Monday, September 27, 2010

Set DRAC network config remotely

So I had a DRAC at a remote site that refused to play nicey-nice - I was pretty sure the default gateway was set wrong so it was unable to get out to anything beyond its LAN. I was able to SSH to a Unix host on the same network, and from there I could ssh to the DRAC in question, and do the following magical incantation:


racadm setniccfg -s 192.168.0.120 255.255.255.0 192.168.0.3


Those three sets of numbers are IP address, netmask and default gateway - setting the last one correctly... wait 10 seconds or so, and hey presto, DRAC plays nicey-nice with the network again.

A neat trick for when you can't get to the web UI.

Wednesday, September 8, 2010

Getting the track listing for a K3B project

This was harder than I expected. However...

Get your .k3b file, which is really a zip file:

$ unzip -l can-u-pick-em.k3b
Archive: can-u-pick-em.k3b
Length Date Time Name
--------- ---------- ----- ----
17 2106-02-07 17:28 mimetype
10623 2106-02-07 17:28 maindata.xml
--------- -------
10640 2 files

and extract the only useful part:

unzip -p can-u-pick-em.k3b maindata.xml > tmp.xml

That's an XML file that contains the project data. Then we feed it through an XSLT processor, using this stylesheet:


<?xml version="1.0" encoding="UTF-8"?>
<xsl:stylesheet
version="1.0"
xmlns:xsl="http://www.w3.org/1999/XSL/Transform"
xmlns="http://www.w3.org/1999/xhtml">

<xsl:output method="text" encoding="UTF-8"/>

<xsl:template match="/k3b_audio_project">
<xsl:apply-templates select="contents">
</xsl:apply-templates>
</xsl:template>


<xsl:template match="contents">
<xsl:apply-templates select="track">
</xsl:apply-templates>
</xsl:template>

<xsl:template match="track">
<xsl:value-of select="cd-text/artist"/>
<xsl:text> - </xsl:text>
<xsl:value-of select="cd-text/title"/>
<xsl:text>
</xsl:text>
</xsl:template>

</xsl:stylesheet>


like this:

$ xsltproc stylesheet.xslt tmp.xml
Eleni Mandell - Pauline
Neko Case - Star Witness

etc

EDIT!
Another option which I tried initially was using dcop to interrogate K3B while it has the project open - there are tons of suggestions out there to do this, but I could never get it to work. It turns out that dcop doesn't work in KDE4, and has been replaced with DBUS. Ah, so here's some examples using DBUS to talk to amarok - so maybe this will work... though this suggests otherwise

Thursday, September 2, 2010

WSUS, GPO and OU, oh my

I've been wrestling with WSUS - for testing, I only want to apply auto updates to a couple of test victims... err, I mean systems. So I thought I'd create an OU for WSUS, and a sub-OU called test, then create in that a security group, add a couple of test computers to that group. Then apply a GPO to the test OU and hey presto, it would all work. Not so! But along the way I discovered some handy tools to find out why not:

gpupdate /force - force the group policy to update from the DC right now
gpresult - show the set of policies that apply to this computer (and user)
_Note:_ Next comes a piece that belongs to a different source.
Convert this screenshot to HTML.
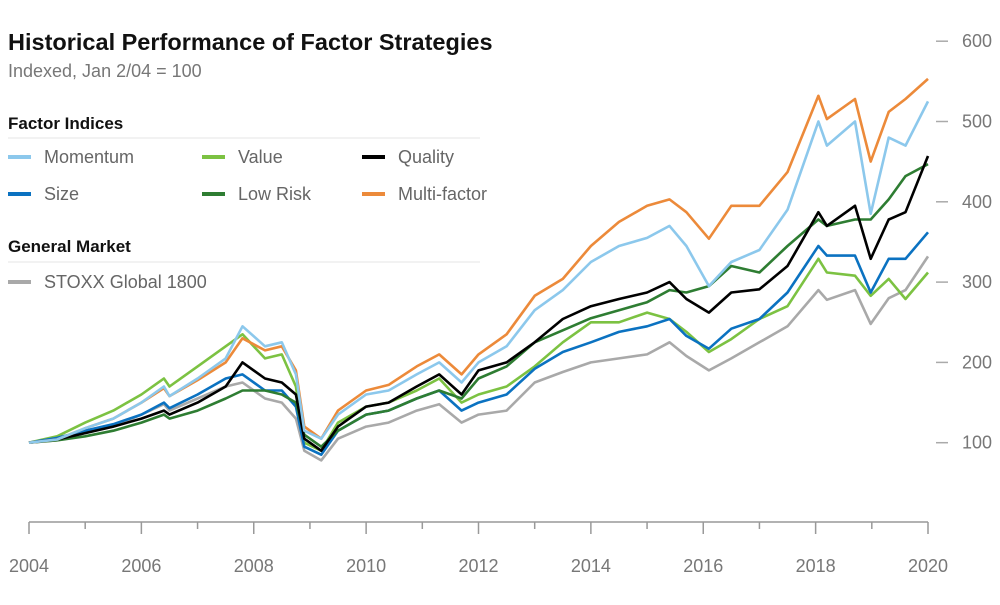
<!DOCTYPE html>
<html><head><meta charset="utf-8"><style>
body{margin:0;background:#fff;font-family:"Liberation Sans",sans-serif;}
svg text{font-family:"Liberation Sans",sans-serif;}
</style></head><body>
<svg id="chart" width="1000" height="600" viewBox="0 0 1000 600" xmlns="http://www.w3.org/2000/svg">
<text x="8" y="50" font-size="23.5" font-weight="bold" fill="#111">Historical Performance of Factor Strategies</text>
<text x="8" y="77" font-size="18" fill="#777">Indexed, Jan 2/04 = 100</text>
<text x="8" y="129" font-size="17" font-weight="bold" fill="#111">Factor Indices</text>
<line x1="8" y1="138" x2="480" y2="138" stroke="#e4e4e4" stroke-width="1"/>
<text x="8" y="252" font-size="17" font-weight="bold" fill="#111">General Market</text>
<line x1="8" y1="262" x2="480" y2="262" stroke="#e4e4e4" stroke-width="1"/>
<g id="legend"></g>
<g id="axes"></g>
<g id="series"></g>
</svg>
<script>
const dates=[2004.0,2004.5,2005.0,2005.5,2006.0,2006.4,2006.5,2007.0,2007.5,2007.8,2008.2,2008.5,2008.75,2008.9,2009.2,2009.5,2010.0,2010.4,2010.9,2011.3,2011.7,2012.0,2012.5,2013.0,2013.5,2014.0,2014.5,2015.0,2015.4,2015.7,2016.1,2016.5,2017.0,2017.5,2018.05,2018.2,2018.7,2018.98,2019.3,2019.6,2020.0];
const stoxx=[100,103,113,120,135,148,140,155,170,175,155,150,130,90,78,105,120,125,140,148,125,135,140,175,188,200,205,210,225,208,190,205,225,245,290,278,290,248,280,290,332];
const valueS=[100,108,125,140,160,180,170,195,220,235,205,210,170,100,90,125,145,150,165,180,150,160,170,195,225,250,250,262,254,238,213,229,254,270,329,312,308,283,304,279,312];
const sizeS=[100,106,115,123,135,150,143,160,180,185,165,165,145,95,85,115,135,140,155,165,140,150,160,192,213,225,238,245,254,233,217,242,254,287,345,333,333,287,329,329,362];
const lowRisk=[100,103,108,115,125,135,130,140,155,165,165,160,150,110,95,115,135,140,155,165,155,180,195,225,240,255,265,275,290,287,295,320,312,345,378,370,378,378,403,432,447];
const quality=[100,104,112,120,130,140,135,150,170,200,180,175,160,105,90,120,145,150,170,185,160,190,200,225,254,270,279,287,300,279,262,287,291,320,387,370,395,329,378,387,457];
const multi=[100,104,118,130,150,168,158,178,200,230,215,220,190,120,105,140,165,172,195,210,185,210,235,283,304,345,375,395,403,387,354,395,395,437,532,503,528,450,512,528,553];
const momentum=[100,104,118,130,150,170,158,180,205,245,220,225,185,115,105,135,160,165,185,200,175,200,220,265,290,325,345,355,370,345,295,325,340,390,500,470,500,385,480,470,525];
const yTicks=[100,200,300,400,500,600];
const xTicks=[2004,2006,2008,2010,2012,2014,2016,2018,2020];
const NS="http://www.w3.org/2000/svg";
const xs=y=>29+(y-2004)*(928-29)/16;
const ys=v=>523-v*0.803;
const axes=document.getElementById('axes');
function mk(tag,attrs,parent){const e=document.createElementNS(NS,tag);for(const k in attrs)e.setAttribute(k,attrs[k]);parent.appendChild(e);return e;}
const axisLine=mk('line',{x1:29,y1:522,x2:928,y2:522,stroke:'#999','stroke-width':1.5},axes);


for(let yr=2004;yr<=2020;yr++){
  const t=mk('line',{x1:xs(yr),y1:522,x2:xs(yr),y2:yr%2===0?534:529,stroke:'#999','stroke-width':1.5},axes);
  
  
}
xTicks.forEach(yr=>{
  const t=mk('text',{x:xs(yr),y:572,'font-size':18,fill:'#777','text-anchor':'middle'},axes);
  t.textContent=yr;
  
  
});
yTicks.forEach(v=>{
  const l=mk('line',{x1:936,y1:ys(v),x2:948,y2:ys(v),stroke:'#aaa','stroke-width':1.5},axes);
  
  
  const t=mk('text',{x:962,y:ys(v)+6,'font-size':18,fill:'#777'},axes);
  t.textContent=v;
  
  
});
const seriesG=document.getElementById('series');
const list=[[stoxx,'#a9a9a9','stoxx-line'],[valueS,'#7cc242','value-line'],[sizeS,'#0b72c1','size-line'],[lowRisk,'#2e7d32','low-risk-line'],[quality,'#000000','quality-line'],[multi,'#ec8a3a','multi-factor-line'],[momentum,'#8cc8ec','momentum-line']];
list.forEach(([vals,col,name])=>{
  const d=vals.map((v,i)=>(i?'L':'M')+xs(dates[i]).toFixed(1)+' '+ys(v).toFixed(1)).join(' ');
  const p=mk('path',{d:d,fill:'none',stroke:col,'stroke-width':2.6,'stroke-linejoin':'round'},seriesG);
  
  
});
const legend=document.getElementById('legend');
const items=[['Momentum','#8cc8ec',8,157],['Value','#7cc242',202,157],['Quality','#000000',362,157],['Size','#0b72c1',8,194],['Low Risk','#2e7d32',202,194],['Multi-factor','#ec8a3a',362,194],['STOXX Global 1800','#a9a9a9',8,282]];
items.forEach(([lab,col,x,y])=>{
  const g=mk('g',{},legend);
  
  
  mk('line',{x1:x,y1:y,x2:x+23,y2:y,stroke:col,'stroke-width':4},g);
  const t=mk('text',{x:x+36,y:y+6,'font-size':18,fill:'#666'},g);
  t.textContent=lab;
});
</script>
</body></html>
I finally ended up moving the computer's account to a new OU (where the GPO is applied) and it all came good. Annoying, but do-able. Now, to get it detected by the WSUS server:

wuauclt.exe wuauclt /ResetAuthorization /DetectNow - forces the Windows Update agent to trot off to the update server right away. Of course, it doesn't then show up until you manually refresh the view on the WSUS admin console - took me a while to realise that.